Baseball writers need to...

Get off the Bud Selig's back about attending Barry Bonds perversion of baseball's biggest record. I am no Bud Selig fan, but this constant whining from the writers - particularly the ones at ESPN - needs to stop.

Selig does not need to be there - get over it.

The vast majority of writers turned as blind an eye to the problem as any of the owners - at whom the writers point their fingers, seldom lumping themselves in as culpable. Now they seem to be beating on Selig as though making him the bad guy in all this gives them a pass on "celebrating the record" as it should paraphrase ESPN's Buster Olney. Olney is among those that think it would be a travesty for Selig to not be there, because it would belittle the breaking of the record.

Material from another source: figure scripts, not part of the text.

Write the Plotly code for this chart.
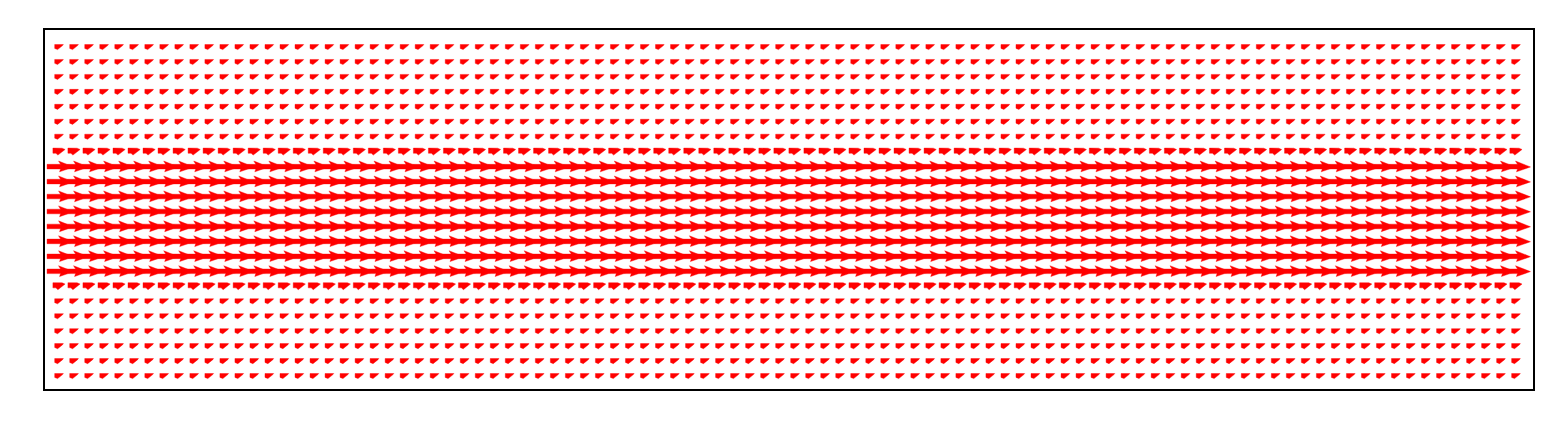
import numpy as np
import plotly.graph_objects as go

# ---- data -------------------------------------------------------------
n_cols = 98
x_positions = np.arange(n_cols)            # grid columns (data units)
y_positions = list(range(22, -1, -1))      # 23 grid rows, top -> bottom
# horizontal velocity u of each row (top -> bottom); v = 0 everywhere
u_rows = [0.02, 0.02, 0.02, 0.02, 0.02, 0.02, 0.02,
          0.46,
          1.0, 1.0, 1.0, 1.0, 1.0, 1.0, 1.0, 1.0,
          0.46,
          0.02, 0.02, 0.02, 0.02, 0.02, 0.02]
v_rows = [0.0] * 23

# ---- figure geometry ---------------------------------------------------
W, H = 1562, 435
OFF = 8  # page body margin offset
L, R, T, B = 45 - OFF, W - 1533 + OFF, 30 - OFF, H - 389 + OFF
px_x = 15.02   # pixels per x data unit
px_y = 14.95   # pixels per y data unit
scale_px = 26.5  # pixels of arrow length for u = 1


def arrow_poly(cx, cy, u):
    """polygon (in data units) of an arrow centred on (cx, cy), pointing +x"""
    length = u * scale_px
    shift = 0.0
    if length < 5:
        # tiny arrow: flag shape (pixels, x right, y down)
        pts = [(-4.3, -2.5), (4.4, -2.5), (3.6, -1.4), (-1.4, 2.6), (-4.3, 1.4)]
    elif length < 20:
        h = length
        pts = [(-h / 2, -3.6), (h / 2 - 3.0, -3.5), (h / 2, -2.2),
               (-h / 2 + 5.0, 3.4), (-h / 2 + 3.0, 1.6), (-h / 2, 1.6)]
    else:
        h = length
        shift = 1.3
        sw = 2.3   # shaft half width
        hw = 5.6   # head half width
        hl = 15.0  # head length
        ha = 13.0  # head axis length
        pts = [(-h / 2, -sw), (h / 2 - ha, -sw), (h / 2 - hl, -hw),
               (h / 2, 0.3), (h / 2 - hl + 1, hw - 0.4), (h / 2 - ha, sw),
               (-h / 2, sw)]
    pts = [(p[0] + shift, p[1]) for p in pts]
    xs = [cx + p[0] / px_x for p in pts] + [cx + pts[0][0] / px_x, None]
    ys = [cy - p[1] / px_y for p in pts] + [cy - pts[0][1] / px_y, None]
    return xs, ys


fig = go.Figure()
for yv, u, v in zip(y_positions, u_rows, v_rows):
    X, Y = [], []
    for xv in x_positions:
        xs, ys = arrow_poly(float(xv), float(yv), u)
        X += xs
        Y += ys
    fig.add_trace(go.Scatter(
        x=X, y=Y, mode="lines", fill="toself",
        fillcolor="#ff0000", line=dict(color="#ff0000", width=0.4),
        hoverinfo="skip", showlegend=False))

x0 = -(59 - 45) / px_x
x1 = (1533 - 59) / px_x
y1 = 22 + (47 - 30) / px_y
y0 = -(389 - 376) / px_y

axis_common = dict(showgrid=False, zeroline=False, showticklabels=False,
                   ticks="", showline=True, mirror=True,
                   linecolor="black", linewidth=1.6)
fig.update_layout(
    width=W, height=H,
    margin=dict(l=L, r=R, t=T, b=B, pad=0),
    paper_bgcolor="white", plot_bgcolor="white",
    xaxis=dict(range=[x0, x1], **axis_common),
    yaxis=dict(range=[y0, y1], **axis_common),
)

fig.write_html("out.html")
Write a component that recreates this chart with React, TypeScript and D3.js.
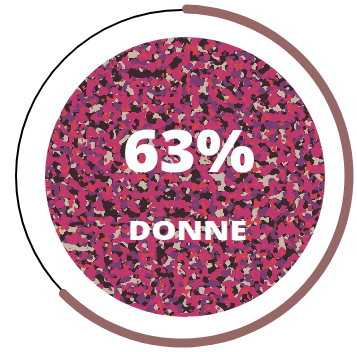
import React from "react";
import * as d3 from "d3";

const W = 357;
const H = 352;

const percentValue = [63];
const labels = ["DONNE"];
const palette = ["#3b282b", "#c7b6a5", "#7b3f6f", "#bd396b", "#cf4150"];
const layerThresholds = [0.53, 0.52, 0.51, 0.66];
const layerSeeds = [3, 11, 23, 41];

function hexToUnit(h: string) {
  const c = d3.rgb(h);
  return [c.r / 255, c.g / 255, c.b / 255];
}

export default function App() {
  const cx = 182;
  const cy = 176;
  const ringR = 167;
  const ringW = 9;
  const innerCx = 185;
  const innerCy = 177;
  const innerR = 140;

  const scale = d3.scaleLinear().domain([0, 100]).range([0, 2 * Math.PI]);
  const arc = d3
    .arc<any>()
    .innerRadius(ringR - ringW / 2)
    .outerRadius(ringR + ringW / 2)
    .cornerRadius(ringW / 2)
    .startAngle(0)
    .endAngle(scale(percentValue[0]));

  const k = 30;

  return (
    <svg width={W} height={H} style={{ position: "absolute", left: 0, top: 0, display: "block" }}>
      <defs>
        <clipPath id="innerClip">
          <circle cx={innerCx} cy={innerCy} r={innerR} />
        </clipPath>
        <filter id="speckle" x="0" y="0" width="1" height="1" colorInterpolationFilters="sRGB">
          <feFlood floodColor={palette[0]} result="base" />
          {layerSeeds.map((s, i) => {
            const [r, g, b] = hexToUnit(palette[i + 1]);
            const t = layerThresholds[i];
            return (
              <React.Fragment key={i}>
                <feTurbulence
                  type="fractalNoise"
                  baseFrequency="0.115"
                  numOctaves={2}
                  seed={s}
                  result={`n${i}`}
                />
                <feColorMatrix
                  in={`n${i}`}
                  type="matrix"
                  values={`0 0 0 0 ${r} 0 0 0 0 ${g} 0 0 0 0 ${b} ${k} 0 0 0 ${-k * t}`}
                  result={`l${i}`}
                />
              </React.Fragment>
            );
          })}
          <feMerge>
            <feMergeNode in="base" />
            <feMergeNode in="l0" />
            <feMergeNode in="l1" />
            <feMergeNode in="l2" />
            <feMergeNode in="l3" />
          </feMerge>
        </filter>
      </defs>

      <circle cx={cx} cy={cy} r={ringR - 1} fill="none" stroke="#000" strokeWidth={2} />
      <path d={arc({}) || ""} transform={`translate(${cx},${cy})`} fill="#956866" />

      <g clipPath="url(#innerClip)">
        <rect
          x={innerCx - innerR}
          y={innerCy - innerR}
          width={innerR * 2}
          height={innerR * 2}
          fill="#000"
          filter="url(#speckle)"
        />
      </g>

      <text
        x={189}
        y={172}
        textAnchor="middle"
        fill="#fff"
        fontFamily="'Open Sans', sans-serif"
        fontWeight={800}
        fontSize={58}
        textLength={132}
        lengthAdjust="spacingAndGlyphs"
      >
        {`${percentValue[0]}%`}
      </text>
      <text
        x={187.5}
        y={240}
        textAnchor="middle"
        fill="#fff"
        fontFamily="'Open Sans', sans-serif"
        fontWeight={800}
        fontSize={27}
        textLength={119}
        lengthAdjust="spacingAndGlyphs"
      >
        {labels[0]}
      </text>
    </svg>
  );
}
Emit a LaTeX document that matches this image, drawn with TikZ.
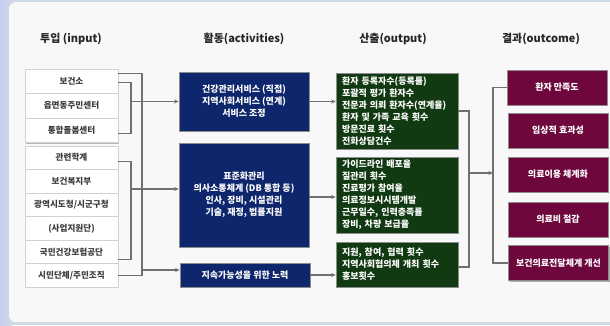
\documentclass[tikz,border=0pt]{standalone}
\usepackage{fontspec}
\setmainfont{Noto Sans CJK KR}
\usetikzlibrary{shadows,arrows.meta}
\definecolor{navy}{RGB}{14,38,108}
\definecolor{dgreen}{RGB}{18,58,18}
\definecolor{maroon}{RGB}{110,8,60}
\definecolor{connc}{RGB}{112,112,112}
\definecolor{panelc}{RGB}{248,248,248}
\definecolor{edgec}{RGB}{205,218,230}
\definecolor{intext}{RGB}{60,60,60}
\tikzset{
  hdr/.style={font=\bfseries\fontsize{11}{13}\selectfont, text=black!85},
  inbox/.style={fill=white, draw=black!18, line width=0.5pt, minimum width=93pt,
    inner sep=0pt, text=intext, font=\bfseries\fontsize{8.6}{10}\selectfont,
    drop shadow={shadow xshift=1pt, shadow yshift=-1.2pt, opacity=0.25, fill=black}},
  actbox/.style={fill=navy, draw=black!45, line width=0.6pt, minimum width=130pt,
    text=white, align=center, inner sep=0pt, font=\bfseries\fontsize{9}{12}\selectfont,
    drop shadow={shadow xshift=1pt, shadow yshift=-1pt, opacity=0.3, fill=black}},
  outbox/.style={fill=dgreen, draw=black!45, line width=0.6pt, text width=110pt,
    inner xsep=6pt, inner ysep=0pt, text=white, align=left,
    font=\bfseries\fontsize{9}{12}\selectfont,
    drop shadow={shadow xshift=1pt, shadow yshift=-1pt, opacity=0.3, fill=black}},
  resbox/.style={fill=maroon, draw=black!45, line width=0.6pt, minimum width=100pt,
    minimum height=35pt, text=white, inner sep=0pt, font=\bfseries\fontsize{9}{11}\selectfont,
    drop shadow={shadow xshift=1pt, shadow yshift=-1pt, opacity=0.3, fill=black}},
  conn/.style={draw=connc, line width=1.1pt},
  arr/.style={conn, -{Stealth[length=4.5pt,width=4pt]}}
}
\begin{document}
\begin{tikzpicture}[x=1pt,y=-1pt]
\useasboundingbox (0,0) rectangle (610,325);
\fill[edgec] (0,0) rectangle (610,325);
\shade[left color=edgec!80!blue!60, right color=edgec] (0,0) rectangle (12,325);
\fill[panelc, rounded corners=7pt] (9,2) rectangle (625,322);

% headers
\node[hdr] (h1) at (71,39) {투입 (input)};
\node[hdr] (h2) at (244,39) {활동(activities)};
\node[hdr] (h3) at (393,39) {산출(output)};
\node[hdr] (h4) at (541,39) {결과(outcome)};

% inputs
\node[inbox, minimum height=24.5pt] (i1) at (71.5,81.25) {보건소};
\node[inbox, minimum height=24.5pt] (i2) at (71.5,105.75) {읍면동주민센터};
\node[inbox, minimum height=24.5pt] (i3) at (71.5,130.25) {통합돌봄센터};
\node[inbox, minimum height=23.5pt] (i4) at (71.5,157.75) {관련학계};
\node[inbox, minimum height=23.5pt] (i5) at (71.5,181.25) {보건복지부};
\node[inbox, minimum height=23.5pt] (i6) at (71.5,204.75) {광역시도청/시군구청};
\node[inbox, minimum height=23.5pt] (i7) at (71.5,228.25) {(사업지원단)};
\node[inbox, minimum height=23.5pt] (i8) at (71.5,251.75) {국민건강보험공단};
\node[inbox, minimum height=23.5pt] (i9) at (71.5,275.25) {시민단체/주민조직};

% activities
\node[actbox, minimum height=59pt] (a1) at (244,101.5) {건강관리서비스 (직접)\\지역사회서비스 (연계)\\서비스 조정};
\node[actbox, minimum height=104pt] (a2) at (244,195) {표준화관리\\의사소통체계 (DB 통합 등)\\인사, 장비, 시설관리\\기술, 재정, 법률지원};
\node[actbox, minimum height=24pt] (a3) at (245,275) {지속가능성을 위한 노력};

% outputs
\node[outbox, minimum height=76pt] (o1) at (397,111) {환자 등록자수(등록률)\\포괄적 평가 환자수\\전문과 의뢰 환자수(연계율)\\환자 및 가족 교육 횟수\\방문진료 횟수\\전화상담건수};
\node[outbox, minimum height=76pt] (o2) at (397,195) {가이드라인 배포율\\질관리 횟수\\진료평가 참여율\\의료정보시시템개발\\근무일수, 인력충족률\\장비, 차량 보급율};
\node[outbox, minimum height=45pt] (o3) at (397,264.5) {지원, 참여, 협력 횟수\\지역사회협의체 개최 횟수\\홍보횟수};

% outcomes
\node[resbox] (c1) at (557,87.5) {환자 만족도};
\node[resbox] (c2) at (558,130.5) {임상적 효과성};
\node[resbox] (c3) at (558,174.5) {의료이용 체계화};
\node[resbox] (c4) at (558,219.5) {의료비 절감};
\node[resbox] (c5) at (558.5,263) {보건의료전달체계 개선};

% junction coordinates
\coordinate (j1) at (131,0);
\coordinate (j2) at (142,0);
\coordinate (ko) at (469,173);
\coordinate (kc) at (493,173);

% input connectors
\draw[conn] ([yshift=8pt]i1.east) -| (j2 |- i9.east) -- (i9.east);
\draw[conn] ([yshift=-1pt]i1.east) -| ([yshift=-3pt]i3.east -| j1) -- ([yshift=-3pt]i3.east);
\draw[conn] ([yshift=-4pt]i4.east) -| ([yshift=-8pt]i8.east -| j1) -- ([yshift=-8pt]i8.east);
\draw[arr] (a1.west -| j1) -- (a1.west);
\draw[arr] ([yshift=6pt]a2.west -| j1) -- ([yshift=6pt]a2.west);
\draw[arr] ([yshift=5pt]a3.west -| j2) -- ([yshift=5pt]a3.west);

% activity to output
\draw[arr] (a1.east) -- (a1.east -| o1.west);
\draw[arr] ([yshift=-2pt]a2.east) -- ([yshift=-2pt]a2.east -| o2.west);
\draw[arr] (a3.east) -- (a3.east -| o3.west);

% output to outcome
\draw[conn] (o1.east) -| ([yshift=-2.5pt]o3.east -| ko) -- ([yshift=-2.5pt]o3.east);
\draw[arr] (ko) -- (kc);
\draw[conn] (c1.west) -| (c5.west -| kc) -- (c5.west);
\end{tikzpicture}
\end{document}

His argument is that it seems as though Bonds has become the scapegoat for the entire era and that people have forgotten that Bonds was not the only one on the juice, and that's not fair.

Nobody has forgotten that others were juicing - Sammy Sosa, Mark McGuire, and Rafael Palmiero are still talked about regularly. There are still whispers of why Pudge Rodriguez got a lot less pudgy when the testing was instituted and why Roger Clemens, after three years of decline in his 30's, suddenly seemed to be 25 again...after being on a Red Sox team with Jose Canseco

It feels to me like the baseball press is trying to make Selig the bad guy in this just so they can make themselves feel better about covering this travesty. The man has cheated the game and the its fans and the writers will once again be culpable in the sham that will be the home-run record.

I guess there are those that learn history and are doomed to repeat it anyway.


Dave said...

The ass-kissery at ESPN over Bonds has been atrocious. I firmly believe that the bosses there have made it policy to back Bonds. Isn't it odd that not one single person at ESPN has come out against Bonds?

I'm really disappointed in Olney. I like his writing and insights, so to see him say something like that is just sad.

If you didn't see it yet, read Tom Verducci's piece on Aaron in this week's SI. Fantastic stuff.

Kevin Smith said...

I'm with you on Olney - I've generally enjoyed his work, but was disappointed to hear him this morning on ESPN Radio calling out the commish.

Will have to read the Verducci piece, haven't had the chance to look at it yet.